## Work to complete
All of the material should be reproduced exactly, with pictures left out.

## Information provided

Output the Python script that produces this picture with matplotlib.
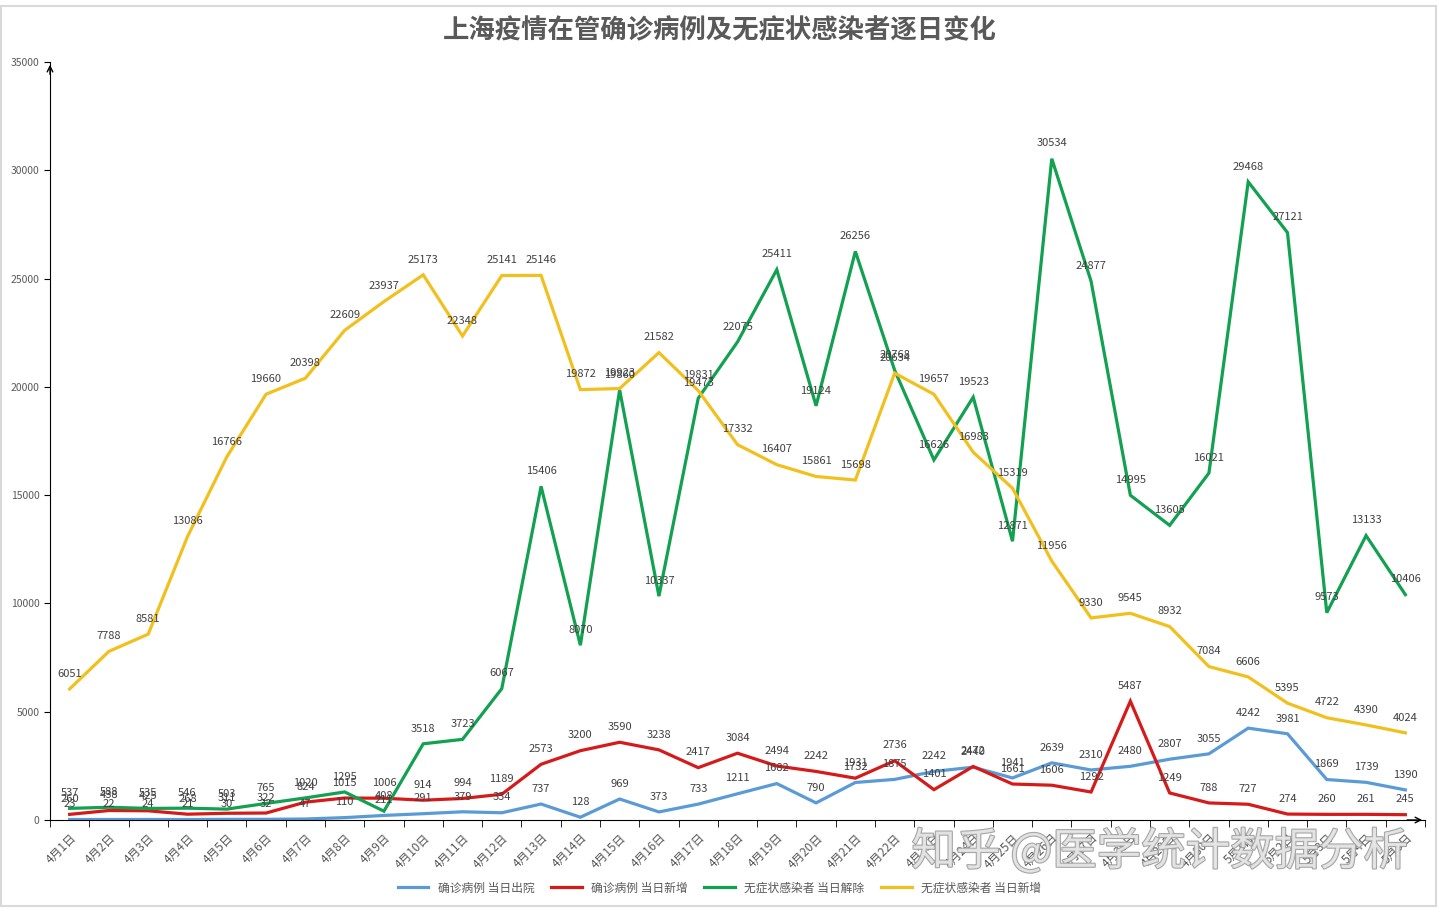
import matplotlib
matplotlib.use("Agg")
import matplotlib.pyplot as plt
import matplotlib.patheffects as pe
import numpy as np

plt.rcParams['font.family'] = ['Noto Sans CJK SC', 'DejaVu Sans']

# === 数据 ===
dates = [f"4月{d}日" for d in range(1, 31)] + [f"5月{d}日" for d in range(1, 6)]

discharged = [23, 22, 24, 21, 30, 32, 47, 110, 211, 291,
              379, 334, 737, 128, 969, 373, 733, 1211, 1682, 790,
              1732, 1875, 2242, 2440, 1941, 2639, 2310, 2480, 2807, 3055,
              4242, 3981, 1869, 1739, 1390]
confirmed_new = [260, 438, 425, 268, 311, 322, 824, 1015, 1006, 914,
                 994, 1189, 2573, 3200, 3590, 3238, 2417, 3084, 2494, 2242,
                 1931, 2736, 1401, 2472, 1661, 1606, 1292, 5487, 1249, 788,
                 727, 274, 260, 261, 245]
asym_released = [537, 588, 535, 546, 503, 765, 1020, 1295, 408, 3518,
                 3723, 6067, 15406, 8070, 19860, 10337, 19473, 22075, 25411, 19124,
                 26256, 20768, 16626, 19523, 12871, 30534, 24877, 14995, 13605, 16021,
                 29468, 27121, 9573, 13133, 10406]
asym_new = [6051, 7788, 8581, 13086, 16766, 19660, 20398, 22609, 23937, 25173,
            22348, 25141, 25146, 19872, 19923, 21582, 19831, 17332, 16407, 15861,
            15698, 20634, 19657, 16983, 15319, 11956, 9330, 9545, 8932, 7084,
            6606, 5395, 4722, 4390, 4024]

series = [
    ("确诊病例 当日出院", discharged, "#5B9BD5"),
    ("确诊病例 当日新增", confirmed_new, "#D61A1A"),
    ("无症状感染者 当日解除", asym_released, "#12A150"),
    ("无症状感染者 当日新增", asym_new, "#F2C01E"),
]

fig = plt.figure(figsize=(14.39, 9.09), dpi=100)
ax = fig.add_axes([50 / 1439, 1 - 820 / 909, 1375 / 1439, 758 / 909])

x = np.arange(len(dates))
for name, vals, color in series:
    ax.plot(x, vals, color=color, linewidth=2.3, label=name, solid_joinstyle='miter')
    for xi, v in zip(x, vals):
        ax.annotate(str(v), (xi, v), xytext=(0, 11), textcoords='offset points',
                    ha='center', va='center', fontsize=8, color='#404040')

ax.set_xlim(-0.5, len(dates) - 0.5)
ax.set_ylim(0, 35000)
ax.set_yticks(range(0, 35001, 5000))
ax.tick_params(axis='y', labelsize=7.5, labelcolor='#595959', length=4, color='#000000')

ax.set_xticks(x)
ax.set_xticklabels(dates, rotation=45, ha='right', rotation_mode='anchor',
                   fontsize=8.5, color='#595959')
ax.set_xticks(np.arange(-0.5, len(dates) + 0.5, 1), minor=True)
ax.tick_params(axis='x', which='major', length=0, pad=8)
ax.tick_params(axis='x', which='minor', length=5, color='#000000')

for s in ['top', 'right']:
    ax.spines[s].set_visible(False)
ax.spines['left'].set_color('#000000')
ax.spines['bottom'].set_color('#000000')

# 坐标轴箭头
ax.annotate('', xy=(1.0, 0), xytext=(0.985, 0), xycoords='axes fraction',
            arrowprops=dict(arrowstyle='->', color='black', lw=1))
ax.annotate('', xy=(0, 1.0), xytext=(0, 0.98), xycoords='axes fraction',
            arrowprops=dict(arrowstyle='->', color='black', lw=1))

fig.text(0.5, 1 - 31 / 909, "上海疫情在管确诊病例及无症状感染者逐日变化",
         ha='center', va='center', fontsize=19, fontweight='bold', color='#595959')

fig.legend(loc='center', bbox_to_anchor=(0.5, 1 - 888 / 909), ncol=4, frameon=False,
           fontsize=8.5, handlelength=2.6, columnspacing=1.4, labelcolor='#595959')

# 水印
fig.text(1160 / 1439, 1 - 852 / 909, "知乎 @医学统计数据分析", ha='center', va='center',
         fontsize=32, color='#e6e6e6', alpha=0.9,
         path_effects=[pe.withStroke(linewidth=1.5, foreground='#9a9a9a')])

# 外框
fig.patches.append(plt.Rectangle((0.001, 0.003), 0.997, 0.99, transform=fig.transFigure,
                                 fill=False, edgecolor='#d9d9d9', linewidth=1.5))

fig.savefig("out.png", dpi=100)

## Solved exercise
Output the Python script that produces this picture with matplotlib.
import matplotlib
matplotlib.use("Agg")
import matplotlib.pyplot as plt
import matplotlib.patheffects as pe
import numpy as np

plt.rcParams['font.family'] = ['Noto Sans CJK SC', 'DejaVu Sans']

# === 数据 ===
dates = [f"4月{d}日" for d in range(1, 31)] + [f"5月{d}日" for d in range(1, 6)]

discharged = [23, 22, 24, 21, 30, 32, 47, 110, 211, 291,
              379, 334, 737, 128, 969, 373, 733, 1211, 1682, 790,
              1732, 1875, 2242, 2440, 1941, 2639, 2310, 2480, 2807, 3055,
              4242, 3981, 1869, 1739, 1390]
confirmed_new = [260, 438, 425, 268, 311, 322, 824, 1015, 1006, 914,
                 994, 1189, 2573, 3200, 3590, 3238, 2417, 3084, 2494, 2242,
                 1931, 2736, 1401, 2472, 1661, 1606, 1292, 5487, 1249, 788,
                 727, 274, 260, 261, 245]
asym_released = [537, 588, 535, 546, 503, 765, 1020, 1295, 408, 3518,
                 3723, 6067, 15406, 8070, 19860, 10337, 19473, 22075, 25411, 19124,
                 26256, 20768, 16626, 19523, 12871, 30534, 24877, 14995, 13605, 16021,
                 29468, 27121, 9573, 13133, 10406]
asym_new = [6051, 7788, 8581, 13086, 16766, 19660, 20398, 22609, 23937, 25173,
            22348, 25141, 25146, 19872, 19923, 21582, 19831, 17332, 16407, 15861,
            15698, 20634, 19657, 16983, 15319, 11956, 9330, 9545, 8932, 7084,
            6606, 5395, 4722, 4390, 4024]

series = [
    ("确诊病例 当日出院", discharged, "#5B9BD5"),
    ("确诊病例 当日新增", confirmed_new, "#D61A1A"),
    ("无症状感染者 当日解除", asym_released, "#12A150"),
    ("无症状感染者 当日新增", asym_new, "#F2C01E"),
]

fig = plt.figure(figsize=(14.39, 9.09), dpi=100)
ax = fig.add_axes([50 / 1439, 1 - 820 / 909, 1375 / 1439, 758 / 909])

x = np.arange(len(dates))
for name, vals, color in series:
    ax.plot(x, vals, color=color, linewidth=2.3, label=name, solid_joinstyle='miter')
    for xi, v in zip(x, vals):
        ax.annotate(str(v), (xi, v), xytext=(0, 11), textcoords='offset points',
                    ha='center', va='center', fontsize=8, color='#404040')

ax.set_xlim(-0.5, len(dates) - 0.5)
ax.set_ylim(0, 35000)
ax.set_yticks(range(0, 35001, 5000))
ax.tick_params(axis='y', labelsize=7.5, labelcolor='#595959', length=4, color='#000000')

ax.set_xticks(x)
ax.set_xticklabels(dates, rotation=45, ha='right', rotation_mode='anchor',
                   fontsize=8.5, color='#595959')
ax.set_xticks(np.arange(-0.5, len(dates) + 0.5, 1), minor=True)
ax.tick_params(axis='x', which='major', length=0, pad=8)
ax.tick_params(axis='x', which='minor', length=5, color='#000000')

for s in ['top', 'right']:
    ax.spines[s].set_visible(False)
ax.spines['left'].set_color('#000000')
ax.spines['bottom'].set_color('#000000')

# 坐标轴箭头
ax.annotate('', xy=(1.0, 0), xytext=(0.985, 0), xycoords='axes fraction',
            arrowprops=dict(arrowstyle='->', color='black', lw=1))
ax.annotate('', xy=(0, 1.0), xytext=(0, 0.98), xycoords='axes fraction',
            arrowprops=dict(arrowstyle='->', color='black', lw=1))

fig.text(0.5, 1 - 31 / 909, "上海疫情在管确诊病例及无症状感染者逐日变化",
         ha='center', va='center', fontsize=19, fontweight='bold', color='#595959')

fig.legend(loc='center', bbox_to_anchor=(0.5, 1 - 888 / 909), ncol=4, frameon=False,
           fontsize=8.5, handlelength=2.6, columnspacing=1.4, labelcolor='#595959')

# 水印
fig.text(1160 / 1439, 1 - 852 / 909, "知乎 @医学统计数据分析", ha='center', va='center',
         fontsize=32, color='#e6e6e6', alpha=0.9,
         path_effects=[pe.withStroke(linewidth=1.5, foreground='#9a9a9a')])

# 外框
fig.patches.append(plt.Rectangle((0.001, 0.003), 0.997, 0.99, transform=fig.transFigure,
                                 fill=False, edgecolor='#d9d9d9', linewidth=1.5))

fig.savefig("out.png", dpi=100)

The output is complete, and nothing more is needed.